Data block.
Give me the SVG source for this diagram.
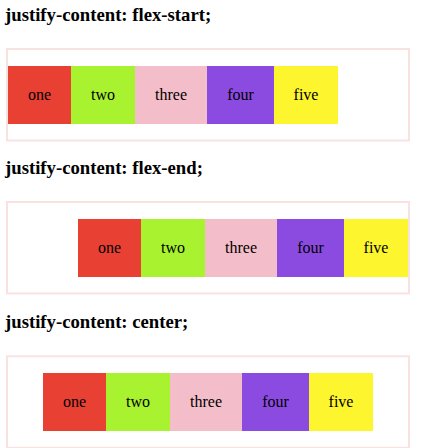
<svg xmlns="http://www.w3.org/2000/svg" width="429" height="448" viewBox="0 0 429 448">
<style>
.h{font-family:"Liberation Serif","Times New Roman",serif;font-weight:bold;font-size:18.72px;fill:#000}
.box{fill:none;stroke:#f9e3e1;stroke-width:2}
.t{font-family:"Liberation Serif","Times New Roman",serif;font-size:16px;fill:#000;text-anchor:middle}
.c1{fill:#e94034}.c2{fill:#a8f22f}.c3{fill:#f3bdc9}.c4{fill:#8c4be0}.c5{fill:#fdf62f}
</style>
<rect width="429" height="448" fill="#fff"/>
<g id="section-flex-start">
<text class="h" x="5" y="21">justify-content: flex-start;</text>
<rect class="box" x="7" y="49" width="402" height="91.5"/>
<g id="fs-one"><rect class="c1" x="8" y="66" width="63" height="58"/><text class="t" x="39.5" y="100">one</text></g>
<g id="fs-two"><rect class="c2" x="71" y="66" width="64" height="58"/><text class="t" x="103" y="100">two</text></g>
<g id="fs-three"><rect class="c3" x="135" y="66" width="72" height="58"/><text class="t" x="171" y="100">three</text></g>
<g id="fs-four"><rect class="c4" x="207" y="66" width="67" height="58"/><text class="t" x="240.5" y="100">four</text></g>
<g id="fs-five"><rect class="c5" x="274" y="66" width="64" height="58"/><text class="t" x="306" y="100">five</text></g>
</g>
<g id="section-flex-end">
<text class="h" x="5" y="174">justify-content: flex-end;</text>
<rect class="box" x="7" y="202" width="402" height="91.5"/>
<g id="fe-one"><rect class="c1" x="78" y="219" width="63" height="58"/><text class="t" x="109.5" y="253">one</text></g>
<g id="fe-two"><rect class="c2" x="141" y="219" width="64" height="58"/><text class="t" x="173" y="253">two</text></g>
<g id="fe-three"><rect class="c3" x="205" y="219" width="72" height="58"/><text class="t" x="241" y="253">three</text></g>
<g id="fe-four"><rect class="c4" x="277" y="219" width="67" height="58"/><text class="t" x="310.5" y="253">four</text></g>
<g id="fe-five"><rect class="c5" x="344" y="219" width="64" height="58"/><text class="t" x="376" y="253">five</text></g>
</g>
<g id="section-center">
<text class="h" x="5" y="328">justify-content: center;</text>
<rect class="box" x="7" y="356.3" width="402" height="91.5"/>
<g id="c-one"><rect class="c1" x="43" y="373" width="63" height="58"/><text class="t" x="74.5" y="407">one</text></g>
<g id="c-two"><rect class="c2" x="106" y="373" width="64" height="58"/><text class="t" x="138" y="407">two</text></g>
<g id="c-three"><rect class="c3" x="170" y="373" width="72" height="58"/><text class="t" x="206" y="407">three</text></g>
<g id="c-four"><rect class="c4" x="242" y="373" width="67" height="58"/><text class="t" x="275.5" y="407">four</text></g>
<g id="c-five"><rect class="c5" x="309" y="373" width="64" height="58"/><text class="t" x="341" y="407">five</text></g>
</g>
<g id="connectors"/>
</svg>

What the exercise asks. Copy all the lines of data exactly as they appear, dropping any images.

Task solution.
Give me the SVG source for this diagram.
<svg xmlns="http://www.w3.org/2000/svg" width="429" height="448" viewBox="0 0 429 448">
<style>
.h{font-family:"Liberation Serif","Times New Roman",serif;font-weight:bold;font-size:18.72px;fill:#000}
.box{fill:none;stroke:#f9e3e1;stroke-width:2}
.t{font-family:"Liberation Serif","Times New Roman",serif;font-size:16px;fill:#000;text-anchor:middle}
.c1{fill:#e94034}.c2{fill:#a8f22f}.c3{fill:#f3bdc9}.c4{fill:#8c4be0}.c5{fill:#fdf62f}
</style>
<rect width="429" height="448" fill="#fff"/>
<g id="section-flex-start">
<text class="h" x="5" y="21">justify-content: flex-start;</text>
<rect class="box" x="7" y="49" width="402" height="91.5"/>
<g id="fs-one"><rect class="c1" x="8" y="66" width="63" height="58"/><text class="t" x="39.5" y="100">one</text></g>
<g id="fs-two"><rect class="c2" x="71" y="66" width="64" height="58"/><text class="t" x="103" y="100">two</text></g>
<g id="fs-three"><rect class="c3" x="135" y="66" width="72" height="58"/><text class="t" x="171" y="100">three</text></g>
<g id="fs-four"><rect class="c4" x="207" y="66" width="67" height="58"/><text class="t" x="240.5" y="100">four</text></g>
<g id="fs-five"><rect class="c5" x="274" y="66" width="64" height="58"/><text class="t" x="306" y="100">five</text></g>
</g>
<g id="section-flex-end">
<text class="h" x="5" y="174">justify-content: flex-end;</text>
<rect class="box" x="7" y="202" width="402" height="91.5"/>
<g id="fe-one"><rect class="c1" x="78" y="219" width="63" height="58"/><text class="t" x="109.5" y="253">one</text></g>
<g id="fe-two"><rect class="c2" x="141" y="219" width="64" height="58"/><text class="t" x="173" y="253">two</text></g>
<g id="fe-three"><rect class="c3" x="205" y="219" width="72" height="58"/><text class="t" x="241" y="253">three</text></g>
<g id="fe-four"><rect class="c4" x="277" y="219" width="67" height="58"/><text class="t" x="310.5" y="253">four</text></g>
<g id="fe-five"><rect class="c5" x="344" y="219" width="64" height="58"/><text class="t" x="376" y="253">five</text></g>
</g>
<g id="section-center">
<text class="h" x="5" y="328">justify-content: center;</text>
<rect class="box" x="7" y="356.3" width="402" height="91.5"/>
<g id="c-one"><rect class="c1" x="43" y="373" width="63" height="58"/><text class="t" x="74.5" y="407">one</text></g>
<g id="c-two"><rect class="c2" x="106" y="373" width="64" height="58"/><text class="t" x="138" y="407">two</text></g>
<g id="c-three"><rect class="c3" x="170" y="373" width="72" height="58"/><text class="t" x="206" y="407">three</text></g>
<g id="c-four"><rect class="c4" x="242" y="373" width="67" height="58"/><text class="t" x="275.5" y="407">four</text></g>
<g id="c-five"><rect class="c5" x="309" y="373" width="64" height="58"/><text class="t" x="341" y="407">five</text></g>
</g>
<g id="connectors"/>
</svg>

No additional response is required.